O diferencial dos artistas citados acima estava na ciência que tinham sobre o próprio processo de criação, e a clara consciência histórica que demonstravam possuir ao produzir sua arte num país colonizado culturalmente como o Brasil. Pixinguinha é um artista que delineou o padrão musical de seu tempo. Não é exagero dizer, como Sérgio Cabral já apontou antes, que “Pixinguinha foi o grande criador do arranjo musical brasileiro”. Está na historiografia que por décadas o mestre atuou intensamente como arranjador e também, mais tarde, como professor. E que sua personalidade artística influente inspirou e orientou as novas gerações.
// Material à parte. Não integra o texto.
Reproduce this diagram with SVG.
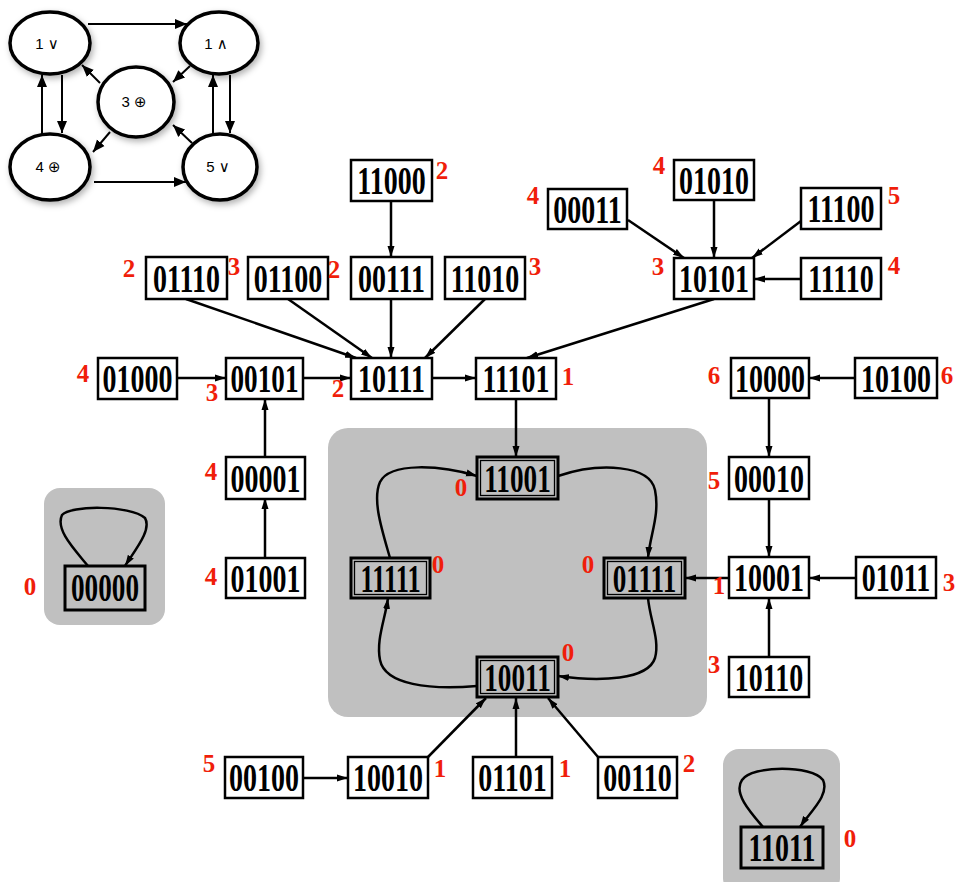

É tocante também perceber como a obra de um artista como Pixinguinha fala diretamente com a alma das pessoas. Não é preciso ser um “entendedor” de música para degustar sua arte. É justamente isso que torna sua música ainda maior. Uma melodia como a de Carinhoso ecoa atemporalmente, além das fronteiras espaciais, em incontáveis cabeças. Ela se manifesta em inumeráveis assovios. Continua a ser homenageada e gravada nos quatro cantos do mundo. Pixinguinha é um grande patrimônio a ser descoberto. Um território ainda a ser explorado. E como toda arte carregada de significados, cada nova geração fará o seu proveito sobre a herança recebida. A tecnologia atual pode facilitar o maior acesso ao material original e isso muda muita coisa. Amplia a perspectiva.